Bien qu’elle ait principalement agi en tant qu’interprète, de nombreux témoignages affirment que son rôle dans la conquête espagnole était beaucoup plus vaste que cela. Au fil des ans, les historiens ont étudié avec soin les récits écrits par les soldats et les historiens de cette époque pour conclure qu’elle était en fait « la vraie conquérante du Mexique ». Plusieurs récits parlent notamment de sa capacité à négocier. Elle a persuadé les Indiens de se soumettre au peuple espagnol et leur a fait voir les choses sous un meilleur jour.

Peu de temps après la naissance de son fils, l’épouse espagnole de Cortés est arrivée au Mexique, et il s’est arrangé pour que Malinche épouse le conquistador Juan Jaramillo. Quoi qu’il en soit, la Malinche a tout de même accompagné Cortés pour une mission militaire au Honduras. À son retour au Mexique, elle a donné naissance à une fille dont le père serait Jaramillo.

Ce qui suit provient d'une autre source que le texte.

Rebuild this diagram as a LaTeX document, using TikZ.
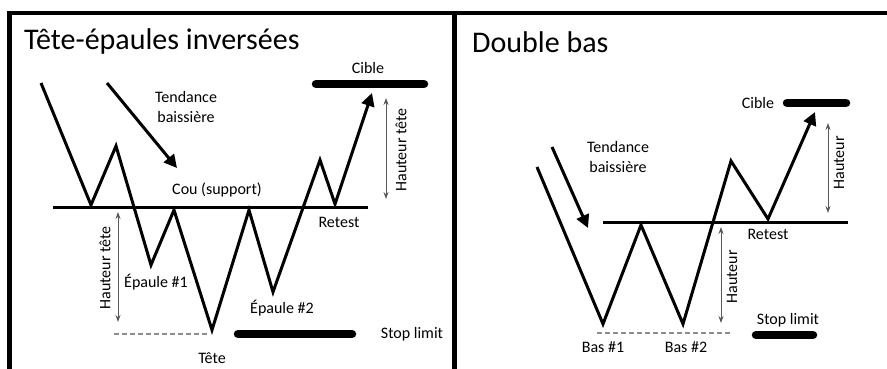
\documentclass[tikz,border=0pt]{standalone}
\usepackage{fontspec}
\setmainfont{Carlito}
\usetikzlibrary{arrows.meta,positioning}

\begin{document}
\begin{tikzpicture}[
    x=1pt, y=-1pt,
    price/.style={line width=3pt, line join=miter, -{Triangle[length=13pt,width=13pt]}},
    trend/.style={line width=3pt, -{Triangle[length=13pt,width=13pt]}},
    neck/.style={line width=3pt},
    level/.style={line width=8.5pt, line cap=round},
    mesure/.style={draw=black!65, line width=0.9pt, {Stealth[length=7pt,width=5pt]}-{Stealth[length=7pt,width=5pt]}},
    guide/.style={draw=black!45, line width=2pt, dash pattern=on 4.5pt off 3.5pt},
    lbl/.style={font=\fontsize{16}{20}\selectfont, inner sep=1pt, align=center},
    titre/.style={font=\fontsize{30}{34}\selectfont, inner sep=0pt, anchor=west}
]
    \useasboundingbox (0,0) rectangle (887,369);

    % Cadre
    \coordinate (cb) at (9.5,369);
    \coordinate (ch) at (9.5,13);
    \coordinate (cd) at (887,13);
    \coordinate (mh) at (454.5,13);
    \coordinate (mb) at (454.5,369);
    \draw[line width=4.5pt] (cb) -- (ch) -- (cd);
    \draw[line width=4.5pt] (mh) -- (mb);

    % Tete-epaules inversees
    \begin{scope}[shift={(0,0)}]
        \node[titre] (titre1) at (24,42) {Tête-épaules inversées};
        \coordinate (p0) at (41,83);
        \coordinate (p1) at (91,205);
        \coordinate (p2) at (116,146);
        \coordinate (p3) at (151,265);
        \coordinate (p4) at (174,210);
        \coordinate (p5) at (212,330);
        \coordinate (p6) at (249,210);
        \coordinate (p7) at (273,292);
        \coordinate (p8) at (320,160);
        \coordinate (p9) at (335,204);
        \coordinate (p10) at (372,93);
        \draw[price] (p0) -- (p1) -- (p2) -- (p3) -- (p4) -- (p5) -- (p6) -- (p7) -- (p8) -- (p9) -- (p10);
        \coordinate (cou1a) at (53,207);
        \coordinate (cou1b) at (368,207);
        \draw[neck] (cou1a) -- (cou1b);
        \node[lbl] (cou1) at (217,190) {Cou (support)};
        \node[lbl] (retest1) at (339,222) {Retest};
        % tendance
        \coordinate (tr1a) at (107,83);
        \coordinate (tr1b) at (177,168);
        \draw[trend] (tr1a) -- (tr1b);
        \node[lbl] (tend1) at (186,107) {Tendance\\baissière};
        % cible et stop
        \coordinate (ci1a) at (316,84);
        \coordinate (ci1b) at (424,84);
        \draw[level] (ci1a) -- (ci1b);
        \node[lbl] (cible1) at (368,68) {Cible};
        \coordinate (st1a) at (238,334);
        \coordinate (st1b) at (352,334);
        \draw[level] (st1a) -- (st1b);
        \node[lbl] (stop1) at (412,334) {Stop limit};
        \coordinate (g1a) at (114,334);
        \coordinate (g1b) at (207,334);
        \draw[guide] (g1a) -- (g1b);
        % hauteurs
        \coordinate (h1a) at (118,212);
        \coordinate (h1b) at (118,322);
        \draw[mesure] (h1a) -- (h1b);
        \node[lbl, rotate=90] (haut1) at (105,268) {Hauteur tête};
        \coordinate (h2a) at (386,98);
        \coordinate (h2b) at (386,199);
        \draw[mesure] (h2a) -- (h2b);
        \node[lbl, rotate=90] (haut2) at (401,150) {Hauteur tête};
        \node[lbl] (ep1) at (156,282) {Épaule \#1};
        \node[lbl] (ep2) at (282,308) {Épaule \#2};
        \node[lbl] (tete) at (212,358) {Tête};
    \end{scope}

    % Double bas
    \begin{scope}[shift={(440,0)}]
        \node[titre] (titre2) at (32,42) {Double bas};
        \coordinate (q0) at (97,167);
        \coordinate (q1) at (163,324);
        \coordinate (q2) at (201,225);
        \coordinate (q3) at (243,324);
        \coordinate (q4) at (291,161);
        \coordinate (q5) at (328,219);
        \coordinate (q6) at (375,112);
        \draw[price] (q0) -- (q1) -- (q2) -- (q3) -- (q4) -- (q5) -- (q6);
        \coordinate (cou2a) at (163,222);
        \coordinate (cou2b) at (408,222);
        \draw[neck] (cou2a) -- (cou2b);
        \node[lbl] (retest2) at (328,234) {Retest};
        % tendance
        \coordinate (tr2a) at (112,147);
        \coordinate (tr2b) at (148,228);
        \draw[trend] (tr2a) -- (tr2b);
        \node[lbl] (tend2) at (178,157) {Tendance\\baissière};
        % cible et stop
        \coordinate (ci2a) at (347,103);
        \coordinate (ci2b) at (406,103);
        \draw[level] (ci2a) -- (ci2b);
        \node[lbl] (cible2) at (318,103) {Cible};
        \coordinate (st2a) at (316,335);
        \coordinate (st2b) at (373,335);
        \draw[level] (st2a) -- (st2b);
        \node[lbl] (stop2) at (348,320) {Stop limit};
        \coordinate (g2a) at (157,333);
        \coordinate (g2b) at (293,333);
        \draw[guide] (g2a) -- (g2b);
        % hauteurs
        \coordinate (h3a) at (281,227);
        \coordinate (h3b) at (281,323);
        \draw[mesure] (h3a) -- (h3b);
        \node[lbl, rotate=90] (haut3) at (292,277) {Hauteur};
        \coordinate (h4a) at (388,123);
        \coordinate (h4b) at (388,213);
        \draw[mesure] (h4a) -- (h4b);
        \node[lbl, rotate=90] (haut4) at (399,163) {Hauteur};
        \node[lbl] (bas1) at (163,347) {Bas \#1};
        \node[lbl] (bas2) at (246,347) {Bas \#2};
    \end{scope}
\end{tikzpicture}
\end{document}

On ne sait pas grand-chose de sa vie au-delà de cette période, et on ne sait pas quand ni comment elle est morte.

Une statue de la Malinche © Wikimedia / Nanahuatzin

L’héritage de la Malinche

Bien qu’elle ait brièvement disparu de l’histoire après sa mort, elle a vite réapparu dans l’imaginaire populaire des Mexicains sous la forme de La Llorona, une figure folklorique fantomatique qui pleure les enfants qu’elle a elle-même tués. Avec les années, son personnage mythique a été décrit sous un aspect toujours plus pervers, modelé pour servir les intérêts des régimes successifs dans leurs efforts pour façonner le caractère national émergent. Cependant, elle a également été source de respect et d’admiration, et des mouvements féministes des années 1960 au Mexique se sont inspirés de cette figure historique.

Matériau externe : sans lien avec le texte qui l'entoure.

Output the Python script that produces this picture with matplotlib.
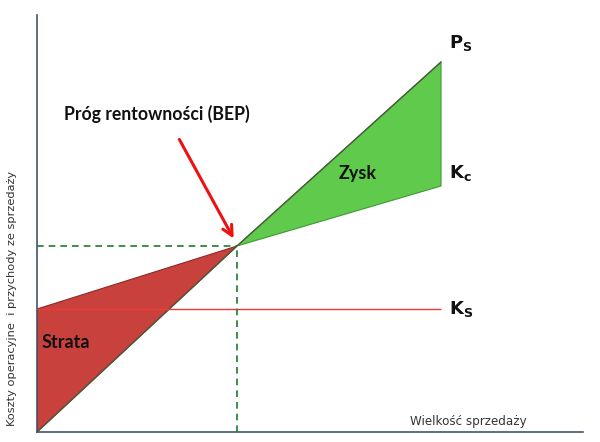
import matplotlib
matplotlib.use("Agg")
import matplotlib.pyplot as plt
import numpy as np

# quantity axis (BEP at 100) and values
quantity = [0, 100, 202]
revenue = [0, 93, 185]        # Ps
total_cost = [61.5, 93, 123]  # Kc
fixed_cost = 61.5             # Ks
bep_q, bep_v = 100, 93

red = '#c9413d'
green = '#5fca4c'

fig = plt.figure(figsize=(6, 4.42), dpi=100)
ax = fig.add_axes([37/600, 10/442, 546/600, 417/442])
ax.set_xlim(0, 273)
ax.set_ylim(0, 208.5)
for s in ['top', 'right']:
    ax.spines[s].set_visible(False)
for s in ['left', 'bottom']:
    ax.spines[s].set_color('#44546a')
    ax.spines[s].set_linewidth(1.2)
ax.set_xticks([])
ax.set_yticks([])

# loss triangle
ax.fill([quantity[0], quantity[1], quantity[0]],
        [total_cost[0], total_cost[1], revenue[0]],
        color=red, edgecolor='#8a2a27', linewidth=0.8, zorder=2)
# profit area
ax.fill([quantity[1], quantity[2], quantity[2]],
        [revenue[1], revenue[2], total_cost[2]],
        color=green, edgecolor='#3f9a35', linewidth=0.8, zorder=2)

ax.plot(quantity, revenue, color='#4a5a3a', lw=1.0, zorder=3)
ax.hlines(fixed_cost, 0, quantity[2], color='#ee3b36', lw=1.0, zorder=3)

# BEP dashed guides
ax.hlines(bep_v, 0, bep_q, color='#1f7a2e', lw=1.2, linestyles=(0, (4, 3)), zorder=4)
ax.vlines(bep_q, 0, bep_v, color='#1f7a2e', lw=1.2, linestyles=(0, (4, 3)), zorder=4)

ax.annotate('', xy=(99, 95.5), xytext=(70.5, 147.5),
            arrowprops=dict(arrowstyle='->', color='#ee1111', lw=2.2,
                            mutation_scale=18), zorder=5)

bold = dict(fontweight='bold', family='Lato', color='#111111')
ax.text(60, 159, 'Próg rentowności (BEP)', ha='center', va='center', fontsize=12.7, **bold)
ax.text(160.5, 129.5, 'Zysk', ha='center', va='center', fontsize=13, **bold)
ax.text(2.5, 44.5, 'Strata', ha='left', va='center', fontsize=13, **bold)

lab = dict(ha='left', va='center', fontsize=13, color='#111111', clip_on=False)
ax.text(206, 194.5, r'$\mathbf{P_S}$', **lab)
ax.text(206, 129.5, r'$\mathbf{K_c}$', **lab)
ax.text(206, 61.5, r'$\mathbf{K_S}$', **lab)

fig.text(12/600, 1-298/442, 'Koszty operacyjne  i przychody ze sprzedaży',
         rotation=90, ha='center', va='center', fontsize=8.2, color='#333333')
fig.text(468/600, 1-421/442, 'Wielkość sprzedaży', ha='center', va='center',
         fontsize=8.6, color='#333333')

plt.savefig('out.png')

Ainsi, la Malinche est devenue une figure très controversée de l’histoire du Mexique, haïe par certains et adorée par d’autres. Cependant, quelle que soit la manière dont on choisit d’interpréter son rôle dans l’histoire du Mexique, le rôle qu’y a joué la Malinche est indéniable. Dans la culture populaire, la Malinche est également une figure récurrente qui est apparue dans de nombreuses œuvres, allant des pièces de théâtre aux films en passant par des romans.